Native from North America, the Saguaro cactus can only be found in the Sonoran Desert (US states of Arizona and California and Northwestern Mexico). The peculiarity of such plant is part of the imaginary of the native tribes since ancient times. Many legends have been build-up around the cactus; many of those legends confer special gifts or divine powers to these plants. Its shape and size (which can grow over 20 meters tall) makes a superb view along the desert landscapes, and this was probably the reason why natives believe that the Saguaro cacti were reincarnations of the spirits of Native American warriors, standing in the desert as guardians of their people with arms upwards, supplicating for water and light to the Creator.
|Seri People in Sonora Desert, Mexico (Photo: Graciela Iturbide, 1979)|
As in a desert whatever you find is a gift from heavens, the Saguaro has been venerated for generations and used as a source of food and shelter for the natives, especially by the Tohono O’odham and the Mexican Seri people, as well as for other inhabitants of the desert.
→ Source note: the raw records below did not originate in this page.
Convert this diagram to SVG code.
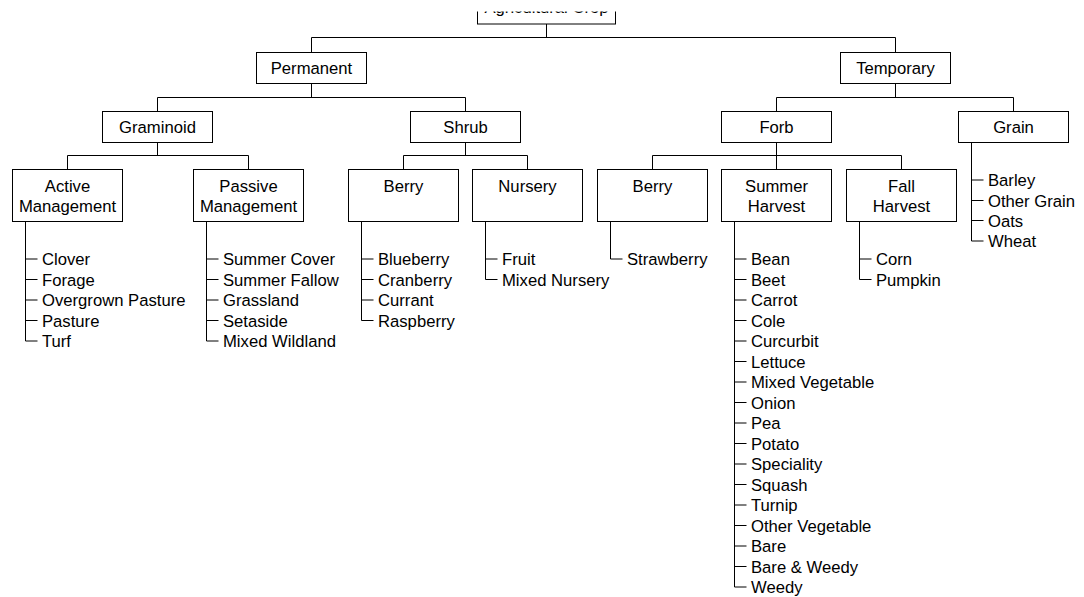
<svg xmlns="http://www.w3.org/2000/svg" width="1084" height="597" viewBox="0 0 1084 597">
<style>
.box{fill:#fff;stroke:#000;stroke-width:1}
.ln{fill:none;stroke:#000;stroke-width:1}
text{font-family:"Liberation Sans",Arial,sans-serif;font-size:16.67px;fill:#000}
.c{text-anchor:middle}
</style>
<defs><clipPath id="topcut"><rect x="0" y="11.5" width="1084" height="600"/></clipPath></defs>
<rect width="1084" height="597" fill="#fff"/>
<g id="connectors" class="ln">
<path d="M546.5 24V37.5M311.5 52V37.5H895.5V52"/>
<path d="M311.5 83.5V97.5M157.5 111V97.5H465.5V111"/>
<path d="M895.5 83.5V97.5M776.5 111V97.5H1013.5V111"/>
<path d="M157.5 142.5V155.5M67.5 169V155.5H248.5V169"/>
<path d="M465.5 142.5V155.5M403.5 169V155.5H527.5V169"/>
<path d="M776.5 142.5V169M652.5 169V155.5H901.5V169"/>
</g>
<g id="n-root" clip-path="url(#topcut)"><rect class="box" x="477.5" y="-7.5" width="138" height="31.5"/><text class="c" x="546.5" y="13.3">Agricultural Crop</text></g>
<g id="n-permanent"><rect class="box" x="256.5" y="52.5" width="110" height="31"/><text class="c" x="311.5" y="73.5">Permanent</text></g>
<g id="n-temporary"><rect class="box" x="840.5" y="52.5" width="110" height="31"/><text class="c" x="895.5" y="73.5">Temporary</text></g>
<g id="n-graminoid"><rect class="box" x="102.5" y="111.5" width="110" height="31"/><text class="c" x="157.5" y="132.5">Graminoid</text></g>
<g id="n-shrub"><rect class="box" x="410.5" y="111.5" width="110" height="31"/><text class="c" x="465.5" y="132.5">Shrub</text></g>
<g id="n-forb"><rect class="box" x="721.5" y="111.5" width="110" height="31"/><text class="c" x="776.5" y="132.5">Forb</text></g>
<g id="n-grain"><rect class="box" x="958.5" y="111.5" width="110" height="31"/><text class="c" x="1013.5" y="132.5">Grain</text>
<path class="ln" d="M971.5 142.5V241H983.5M971.5 180H983.5M971.5 200.5H983.5M971.5 220.5H983.5"/>
<text x="988" y="186">Barley</text><text x="988" y="206.5">Other Grain</text><text x="988" y="226.5">Oats</text><text x="988" y="247">Wheat</text>
</g>
<g id="n-active"><rect class="box" x="12.5" y="169.5" width="110" height="52"/><text class="c" x="67.5" y="191.5">Active</text><text class="c" x="67.5" y="211.5">Management</text>
<path class="ln" d="M25.5 221.5V341H37.5M25.5 259H37.5M25.5 279.5H37.5M25.5 300H37.5M25.5 320.5H37.5"/>
<text x="42" y="265">Clover</text><text x="42" y="285.5">Forage</text><text x="42" y="306">Overgrown Pasture</text><text x="42" y="326.5">Pasture</text><text x="42" y="347">Turf</text>
</g>
<g id="n-passive"><rect class="box" x="193.5" y="169.5" width="110" height="52"/><text class="c" x="248.5" y="191.5">Passive</text><text class="c" x="248.5" y="211.5">Management</text>
<path class="ln" d="M206.5 221.5V341H218.5M206.5 259H218.5M206.5 279.5H218.5M206.5 300H218.5M206.5 320.5H218.5"/>
<text x="223" y="265">Summer Cover</text><text x="223" y="285.5">Summer Fallow</text><text x="223" y="306">Grassland</text><text x="223" y="326.5">Setaside</text><text x="223" y="347">Mixed Wildland</text>
</g>
<g id="n-shrub-berry"><rect class="box" x="348.5" y="169.5" width="110" height="52"/><text class="c" x="403.5" y="191.5">Berry</text>
<path class="ln" d="M361.5 221.5V320.5H373.5M361.5 259H373.5M361.5 279.5H373.5M361.5 300H373.5"/>
<text x="378" y="265">Blueberry</text><text x="378" y="285.5">Cranberry</text><text x="378" y="306">Currant</text><text x="378" y="326.5">Raspberry</text>
</g>
<g id="n-nursery"><rect class="box" x="472.5" y="169.5" width="110" height="52"/><text class="c" x="527.5" y="191.5">Nursery</text>
<path class="ln" d="M485.5 221.5V279.5H497.5M485.5 259H497.5"/>
<text x="502" y="265">Fruit</text><text x="502" y="285.5">Mixed Nursery</text>
</g>
<g id="n-forb-berry"><rect class="box" x="597.5" y="169.5" width="110" height="52"/><text class="c" x="652.5" y="191.5">Berry</text>
<path class="ln" d="M610.5 221.5V259H622.5"/>
<text x="627" y="265">Strawberry</text>
</g>
<g id="n-summer"><rect class="box" x="721.5" y="169.5" width="110" height="52"/><text class="c" x="776.5" y="191.5">Summer</text><text class="c" x="776.5" y="211.5">Harvest</text>
<path class="ln" d="M734.5 221.5V587H746.5M734.5 259H746.5M734.5 279.5H746.5M734.5 300H746.5M734.5 320.5H746.5M734.5 341H746.5M734.5 361.5H746.5M734.5 382H746.5M734.5 402.5H746.5M734.5 423H746.5M734.5 443.5H746.5M734.5 464H746.5M734.5 484.5H746.5M734.5 505H746.5M734.5 525.5H746.5M734.5 546H746.5M734.5 566.5H746.5"/>
<text x="751" y="265">Bean</text><text x="751" y="285.5">Beet</text><text x="751" y="306">Carrot</text><text x="751" y="326.5">Cole</text><text x="751" y="347">Curcurbit</text><text x="751" y="367.5">Lettuce</text><text x="751" y="388">Mixed Vegetable</text><text x="751" y="408.5">Onion</text><text x="751" y="429">Pea</text><text x="751" y="449.5">Potato</text><text x="751" y="470">Speciality</text><text x="751" y="490.5">Squash</text><text x="751" y="511">Turnip</text><text x="751" y="531.5">Other Vegetable</text><text x="751" y="552">Bare</text><text x="751" y="572.5">Bare &amp; Weedy</text><text x="751" y="593">Weedy</text>
</g>
<g id="n-fall"><rect class="box" x="846.5" y="169.5" width="110" height="52"/><text class="c" x="901.5" y="191.5">Fall</text><text class="c" x="901.5" y="211.5">Harvest</text>
<path class="ln" d="M859.5 221.5V279.5H871.5M859.5 259H871.5"/>
<text x="876" y="265">Corn</text><text x="876" y="285.5">Pumpkin</text>
</g>
</svg>
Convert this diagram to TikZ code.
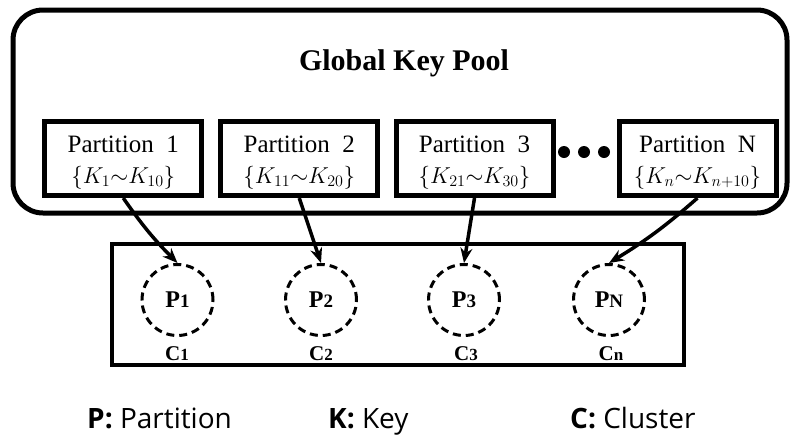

The fruits are an important food source not only for the people but also for birds, whereas the plant itself is used by some species for nesting. The needles were used for sewing, and other parts of the plant were used to build shelters or to produce tools.
|A - Parabuteo unicinctus (Photo: Walter Meayers Edwards); B - Micrathene whitneyi (Photo: Bruce D. Taubert); C - Zenaida asiatica; D - Bubo virginianus (Photo: Jim Zipp)|
But the real magic happens during the quiet night, when pollination takes place. Any guess on who’s starring this time? Bats! Just take a look at the flowers – white, open, big and on the top of that, it releases a sweet smell of nectar during the night.
|Bat pollination of Saguaro flowers by Leptonycteris yerbabuenae|
(Photos by: Merlin Tuttle / Bat Conservation International)
However during the day the cacti flowers keep opened, so other animals can pollinate when bats are asleep – after all, nothing forbids them to do the job, even though the main pollinator is the lesser long-nosed bat (Leptonycteris yerbabuenae). Unfortunately these bats are threatened and considered Vulnerable according to IUCN, especially due to habitat destruction.
We have to admit cacti flowers are absolutely gorgeous. More than the natural gorgeousness, they are a botanically interesting case to study. Caryophyllales’ members tend to be odd and have their own peculiarities, and so does Cactaceae, having an immense (botanically speaking, we actually say infinite) number of petaloid tepals. No, not petals – they are not real petals, Caryophyllales lack petals and this is probably one of the reasons why so many different trends arose in this group. They had to find a way to attract pollinators even though they did not have petals to do it! What a task… But they went over it and they reinvented petals with the genetic sources they had. Phenotypically, my dear Cactaceae, I must admit I love what you invented – isn’t Nature truly an artist?